Friday, January 21, 2011

New community garden coming to Gladstone & Bronson

[Note: this site will not be used for a community garden. I jumped the gun and accidentally got the local media into a frenzy. Oops. There are still opportunities for a community garden in this area, including one that has been approved at McNabb Park - September 2012.]

Here's a view of Bronson Avenue looking south at Gladstone, from the Images of Bronson post from last March. Straight ahead is a bus stop at the corner for OC Transpo route 85, and to the left is a vacant lot. Behind that is the building containing re-Cycles community bicycle shop and George Brown & Sons memorials.

This has been flagged as a Rescue Bronson Avenue problem intersection, and will at least be getting pedestrian countdown signals in 2011 (PDF), but the crossing time is still very long, with five lanes on Bronson and a very wide three lanes on Gladstone.

Here's a view looking out the window of the re-Cycles shop. You can see that there's a fair amount of space between the sidewalk and the fence. This has led many people to wonder why isn't there a bus shelter at this stop, when all three other directions have one?

The answer, quite simply, is that it's not City property.
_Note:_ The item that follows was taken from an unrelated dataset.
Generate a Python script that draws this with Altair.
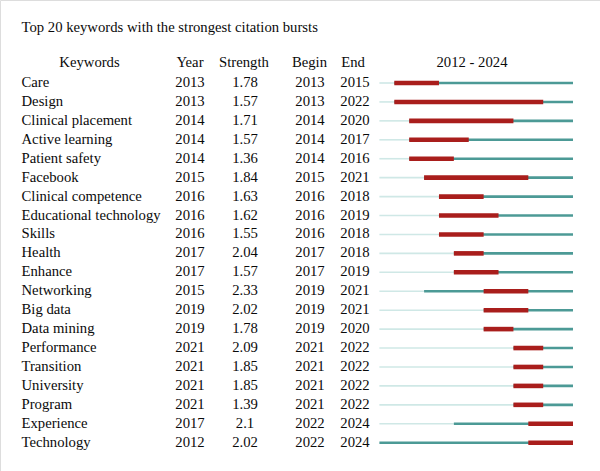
import altair as alt
import pandas as pd

# Burst table: keyword, first year, burst strength, burst begin and end
keywords = [
    "Care", "Design", "Clinical placement", "Active learning", "Patient safety",
    "Facebook", "Clinical competence", "Educational technology", "Skills", "Health",
    "Enhance", "Networking", "Big data", "Data mining", "Performance",
    "Transition", "University", "Program", "Experience", "Technology",
]
years = [2013, 2013, 2014, 2014, 2014, 2015, 2016, 2016, 2016, 2017,
         2017, 2015, 2019, 2019, 2021, 2021, 2021, 2021, 2017, 2012]
strengths = ["1.78", "1.57", "1.71", "1.57", "1.36", "1.84", "1.63", "1.62", "1.55", "2.04",
             "1.57", "2.33", "2.02", "1.78", "2.09", "1.85", "1.85", "1.39", "2.1", "2.02"]
begins = [2013, 2013, 2014, 2014, 2014, 2015, 2016, 2016, 2016, 2017,
          2017, 2019, 2019, 2019, 2021, 2021, 2021, 2021, 2022, 2022]
ends = [2015, 2022, 2020, 2017, 2016, 2021, 2018, 2019, 2018, 2018,
        2019, 2021, 2021, 2020, 2022, 2022, 2022, 2022, 2024, 2024]
first_year, last_year = 2012, 2024

df = pd.DataFrame({
    "Keyword": keywords,
    "Year": years,
    "Strength": strengths,
    "Begin": begins,
    "End": ends,
})

FONT = "Liberation Serif"
FS = 14.7
INK = "#0a0a0a"

y_enc = alt.Y("Keyword:N", scale=alt.Scale(type="point", domain=keywords, range=[83, 442.7], padding=0), axis=None)
x_scale = alt.Scale(domain=[first_year, last_year + 1], range=[379.4, 573])

base = alt.Chart(df).transform_calculate(
    StartAll=str(first_year),
    StopAll=str(last_year + 1),
    EndNext="datum.End + 1",
)

# Faint line before the keyword first appears
faint = base.mark_rule(color="#cfe8e6", strokeWidth=1.6, strokeCap="butt").encode(
    x=alt.X("StartAll:Q", scale=x_scale, axis=None),
    x2="Year:Q",
    y=y_enc,
)
# Teal line from the first appearance to the end of the period
active = base.mark_rule(color="#4c9a96", strokeWidth=2.6, strokeCap="butt").encode(
    x=alt.X("Year:Q", scale=x_scale, axis=None),
    x2="StopAll:Q",
    y=y_enc,
)
# Red burst segment
burst = base.mark_rule(color="#a91e1c", strokeWidth=4.6, strokeCap="butt").encode(
    x=alt.X("Begin:Q", scale=x_scale, axis=None),
    x2="EndNext:Q",
    y=y_enc,
)


def column(field, xpos, align):
    return base.mark_text(font=FONT, fontSize=FS, align=align, baseline="middle", color=INK).encode(
        x=alt.value(xpos), y=y_enc, text=f"{field}:N"
    )


cols = [
    column("Keyword", 21.5, "left"),
    column("Year", 190, "center"),
    column("Strength", 245, "center"),
    column("Begin", 310, "center"),
    column("End", 355, "center"),
]

headers_df = pd.DataFrame({
    "label": ["Keywords", "Year", "Strength", "Begin", "End", f"{first_year} - {last_year}"],
    "xpos": [89.5, 190, 244, 309.5, 353, 472],
})
headers = alt.Chart(headers_df).mark_text(font=FONT, fontSize=FS, align="center", baseline="middle", color=INK).encode(
    x=alt.X("xpos:Q", scale=alt.Scale(domain=[0, 600], range=[0, 600]), axis=None),
    y=alt.value(62.5),
    text="label:N",
)

title = alt.Chart(pd.DataFrame({"t": ["Top 20 keywords with the strongest citation bursts"]})).mark_text(
    font=FONT, fontSize=FS, align="left", baseline="middle", color=INK
).encode(x=alt.value(21.5), y=alt.value(27.5), text="t:N")

chart = alt.layer(faint, active, burst, *cols, headers, title).resolve_scale(x="independent").properties(
    width=600, height=471, padding=0, autosize=alt.AutoSizeParams(type="none")
).configure_view(stroke=None).configure(background="white")

chart.save("out.html", embed_options={"renderer": "svg", "actions": False})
Even though it's outside the fence, the property line goes right out to the sidewalk, as denoted by the black line in this screenshot from the City's eMap application, with the aerial view overlaid.

[Edit: Dave Weatherall tweets that he spoke with OC Transpo who will look into a temporary shelter and contacting the property owner about a more permanent one.]
[Subsequent edit: The City is negotiating with Imperial Oil to use the land for a bus stop with some landscaping as part of the Bronson Avenue reconstruction.]
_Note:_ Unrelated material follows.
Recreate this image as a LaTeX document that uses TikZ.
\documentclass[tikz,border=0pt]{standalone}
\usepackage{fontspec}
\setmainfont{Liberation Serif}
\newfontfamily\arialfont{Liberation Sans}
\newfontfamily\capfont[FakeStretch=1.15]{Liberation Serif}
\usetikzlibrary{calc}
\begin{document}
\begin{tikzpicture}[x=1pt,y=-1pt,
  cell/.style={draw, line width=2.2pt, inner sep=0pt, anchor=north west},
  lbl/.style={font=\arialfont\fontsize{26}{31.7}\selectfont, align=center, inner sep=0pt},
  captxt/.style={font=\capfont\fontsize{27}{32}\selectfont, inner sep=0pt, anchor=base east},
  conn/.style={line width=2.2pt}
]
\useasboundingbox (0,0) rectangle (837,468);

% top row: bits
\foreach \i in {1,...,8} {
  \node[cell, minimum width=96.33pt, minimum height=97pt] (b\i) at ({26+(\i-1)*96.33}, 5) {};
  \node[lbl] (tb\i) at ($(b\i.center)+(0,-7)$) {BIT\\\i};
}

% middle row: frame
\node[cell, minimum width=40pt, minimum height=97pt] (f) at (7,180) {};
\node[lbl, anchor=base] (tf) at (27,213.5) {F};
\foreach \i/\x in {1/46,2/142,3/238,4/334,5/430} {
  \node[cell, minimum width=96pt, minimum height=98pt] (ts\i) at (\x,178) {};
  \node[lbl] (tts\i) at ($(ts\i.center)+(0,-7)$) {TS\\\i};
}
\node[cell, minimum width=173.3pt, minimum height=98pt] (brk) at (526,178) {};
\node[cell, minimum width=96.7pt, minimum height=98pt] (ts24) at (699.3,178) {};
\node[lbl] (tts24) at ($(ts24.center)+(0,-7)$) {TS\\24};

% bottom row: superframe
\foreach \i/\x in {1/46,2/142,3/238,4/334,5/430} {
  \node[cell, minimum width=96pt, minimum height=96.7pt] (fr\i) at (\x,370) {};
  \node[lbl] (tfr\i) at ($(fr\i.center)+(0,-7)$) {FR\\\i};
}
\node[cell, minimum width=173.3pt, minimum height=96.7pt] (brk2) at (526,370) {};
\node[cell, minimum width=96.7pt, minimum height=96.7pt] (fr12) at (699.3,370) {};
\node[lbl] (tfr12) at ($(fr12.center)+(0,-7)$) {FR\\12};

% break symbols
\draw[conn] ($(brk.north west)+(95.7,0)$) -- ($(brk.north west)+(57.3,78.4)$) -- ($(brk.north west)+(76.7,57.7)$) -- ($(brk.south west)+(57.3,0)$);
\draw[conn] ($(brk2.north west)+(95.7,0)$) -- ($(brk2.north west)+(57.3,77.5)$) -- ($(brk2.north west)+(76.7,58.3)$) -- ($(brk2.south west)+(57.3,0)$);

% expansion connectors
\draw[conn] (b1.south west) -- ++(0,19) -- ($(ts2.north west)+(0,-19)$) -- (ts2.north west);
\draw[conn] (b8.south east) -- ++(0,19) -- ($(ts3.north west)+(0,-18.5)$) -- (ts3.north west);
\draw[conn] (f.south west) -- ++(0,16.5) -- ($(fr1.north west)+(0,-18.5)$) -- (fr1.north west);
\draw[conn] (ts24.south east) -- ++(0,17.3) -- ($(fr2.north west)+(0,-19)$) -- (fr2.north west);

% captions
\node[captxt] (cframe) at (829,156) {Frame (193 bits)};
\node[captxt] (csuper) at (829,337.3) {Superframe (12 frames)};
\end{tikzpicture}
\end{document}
Also visible are the two trees in planters on the site that were added in the last decade to make the site slightly less unappealing, and the rhomboid crosswalk pattern.

So what is the site, and why has it been left vacant for so long? Well, like so many other corner sites, it used to be a gas station. This one was an Esso gas station run by Norman Egan, and is still owned by one of Imperial Oil's real estate arms. Here's a promotional magazine sent out a few decades ago, found in a stash of memorabilia uncovered when re-Cycles moved into George Brown's old digs.

Here's the back cover, showing the five-digit phone number and postal-code-absent address label. It cost two cents to mail. One of the calendars in the stash (also visible in the picture) is from 1946.

So why hasn't anybody done anything with the site? Well, for one it needs soil remediation, adding cost to any development. And second, like so many other vacant lots on Gladstone, it's waiting for a buyer with the right price to come along, and Gladstone Avenue lots just aren't worth that price yet. However, as the Central (Metropolitan Bible Church) and Centropolis (Stinson & Son/Main Garage) are built in the east, as well as the Bella Towns development replacing the former Yellow House to the west, these lots will become more attractive to developers.

In the meantime, though, two activists from Just Food are working with the property owner and the City to establish a new community garden on the site.

Thanks to the Centretown Community Garden at Lyon and Lisgar, new gardening groups have a framework to get the City to support community-led gardens on private property. Bonnie Mabee, chair of the CCCA's Trees & Greenspace Committee, has been giving them pointers on the raised beds used at Lyon and Lisgar. Bonnie says this new garden will relieve pressure on the waiting lists on other downtown gardens, and will be an excellent community-building exercise.

I agree. It's great to see more activity happen in this corner of Centretown—and on Bronson Avenue, no less!


  1. This is great news!

    I wonder what kind of barrier needs to be in place between the raised garden beds and contaminated soil, since both contaminants and roots can travel.

    I work on Bronson (same building as Just Food), am involved with re-Cycles, and live in the area, so I often pass by/think about this lot. There was talk of using it for bike polo at one point!

  2. I heard that the gas station lot contamination has spread under adjacent properties. All properties must be remediated at once, to prevent the pollution from just spreading out again. But one property owner doesn't want his driveway dug up and so refuses to permit the remediation to the whole lot remains unclean and unsellable.
    As for the garden beds, have the promoters of that considered those large oval bins used for watering cattle and horses? They are cheap, easy to relocate, good looking, and can be put in place in just days. Ask the neighbors to dump their compost in for a while, then top up with topsoil. Or fill them completely with bales of hay, plant in the hay (works great!) and let the hay rot over the year while the plants grow.
    -Eric Darwin, WestSideAction

  3. I've certainly joked about having bike polo next to the re-Cycles shop (I'm the Coordinator there). Since we sell used parts I surmised that if bike polo happened on the vacant lot we could just open a pick-up window for replacement parts to be sold on the fly. ;)

    As for the soil issue, I would not doubt that some has leaked under our building. And the basement (which we do not use) has a bare soil floor... The driveway has some sort of pipe sticking out of it, and the landlord said it was from long ago and connected to the gas station (473 Bronson was built in 1925). I've been told that Imperial spent almost $700,000 removing the old station, and perhaps someone can find out what that entailed in terms of the soil.